Blown relay knocks out West Point power

A West Point police officer directs downtown traffic while traffic signals weren't operating during Tuesday's power outage.
By: 
STEVE ROGERS
Staff Writer

A blown relay on a mobile transformer caused a 65-minute power outage across West Point Tuesday. But the outage didn't result in any major problems, according to city leaders.

The outage happened at 1:35 p.m. when the relay on a special relief valve at the mobile transformer blew. The transformer had been brought in as part of the Tennessee Valley Authority's major upgrades to the West Point substation. The mobile transformer is running the city's electric grid off the 4-County substation that is adjacent to the West Point facility.

Repair crews originally planned to switch the city over to the Aberdeen substation until the problem could be found. But by the time that switch could be made, crews narrowed down the relay switch and made the repair.

"We've been testing all these things for weeks to get ready for the switch over so the work can be done on the substation. But it's mechanical, you can't ever tell when something like this is going to happen," City Administrator Randy Jones said.

"It turns out it was a really simple relay. But there's no way to forecast an outage like this. If there is a good thing, it was a good test for everyone. Better now than in the peak of the summer when we have a really big electric load."

While businesses experienced some headaches and inconveniences, no major issues were reported to police or the city, Jones said.

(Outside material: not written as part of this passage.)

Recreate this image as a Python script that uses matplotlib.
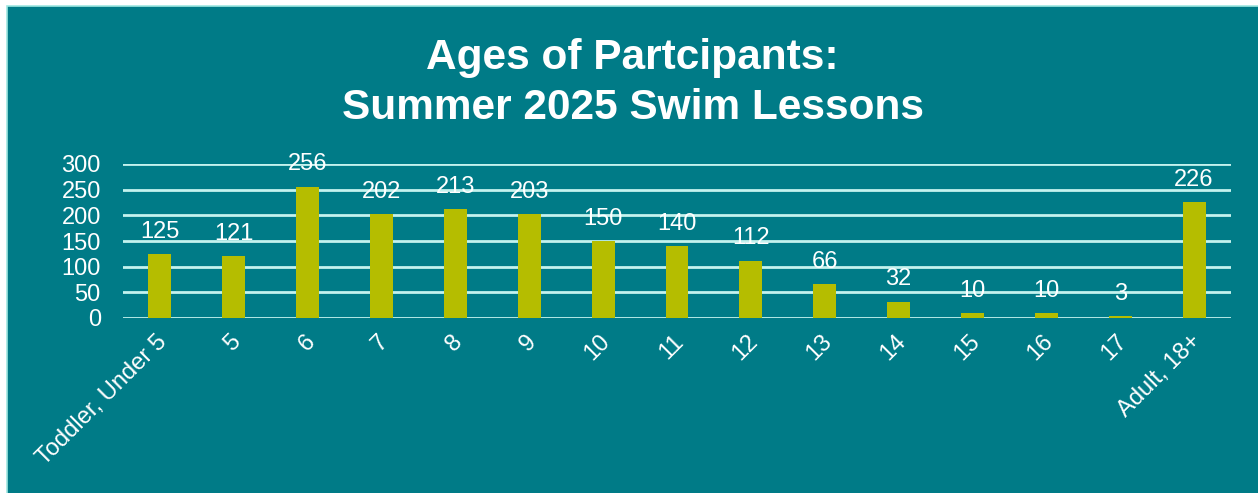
import matplotlib.pyplot as plt
from matplotlib.patches import Rectangle

# data
ages = ["Toddler, Under 5", "5", "6", "7", "8", "9", "10", "11", "12",
        "13", "14", "15", "16", "17", "Adult, 18+"]
counts = [125, 121, 256, 202, 213, 203, 150, 140, 112, 66, 32, 10, 10, 3, 226]
yticks = [0, 50, 100, 150, 200, 250, 300]

teal = "#007B87"
bar_col = "#B5BD00"
grid_col = "#C4F2EE"

plt.rcParams['font.family'] = ['Liberation Sans', 'DejaVu Sans']

fig = plt.figure(figsize=(12.58, 4.93), dpi=100, facecolor="white")
# teal panel behind everything
fig.patches.append(Rectangle((7 / 1258, -0.01), 1.01, 487 / 493 + 0.01,
                             transform=fig.transFigure, facecolor=teal,
                             edgecolor="#9FE8E2", linewidth=1.2, zorder=-10))

ax = fig.add_axes([123 / 1258, 175 / 493, 1108 / 1258, 154 / 493])
ax.set_facecolor("none")

x = list(range(len(ages)))
ax.bar(x, counts, width=0.31, color=bar_col, zorder=3)
for xi, v in zip(x, counts):
    ax.annotate(str(v), (xi, v), xytext=(0, 8), textcoords="offset points",
                ha="center", va="bottom", color="white", fontsize=17,
                annotation_clip=False, zorder=4)

ax.set_xlim(-0.5, len(ages) - 0.5)
ax.set_ylim(0, 300)
ax.set_yticks(yticks)
ax.yaxis.grid(True, color=grid_col, linewidth=2)
ax.set_axisbelow(True)
for s in ax.spines.values():
    s.set_visible(False)
ax.tick_params(axis="both", length=0, colors="white", labelsize=17)
ax.tick_params(axis="y", pad=16)
ax.tick_params(axis="x", pad=9)
ax.set_xticks(x)
ax.set_xticklabels(ages, rotation=45, ha="right", va="top", rotation_mode="anchor")
# nudge the rotated labels slightly left, as in the original
from matplotlib.transforms import ScaledTranslation
for lab in ax.get_xticklabels():
    lab.set_transform(lab.get_transform() + ScaledTranslation(-4 / 100, 0, fig.dpi_scale_trans))

fig.text(0.503, 0.882, "Ages of Partcipants:", ha="center", va="center",
         color="white", fontsize=30.5, fontweight="bold")
fig.text(0.503, 0.781, "Summer 2025 Swim Lessons", ha="center", va="center",
         color="white", fontsize=30.5, fontweight="bold")

fig.savefig("out.png", dpi=100, facecolor="white")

Police officers, sheriff's deputies and other city crews manned traffic lights and busy intersections and portable four-way stop signs were put up at some locations.

The West Point Police Department was down temporarily because its back-up generator didn't come on. The problem turned out to be a dead battery and was quickly resolved.
Schools operated as normal, too.

"Those things happen. I didn't hear of any problems. I'm sure teachers adjusted whatever they were doing and kept on going," said Tim Fowler, assistant superintendent for operations.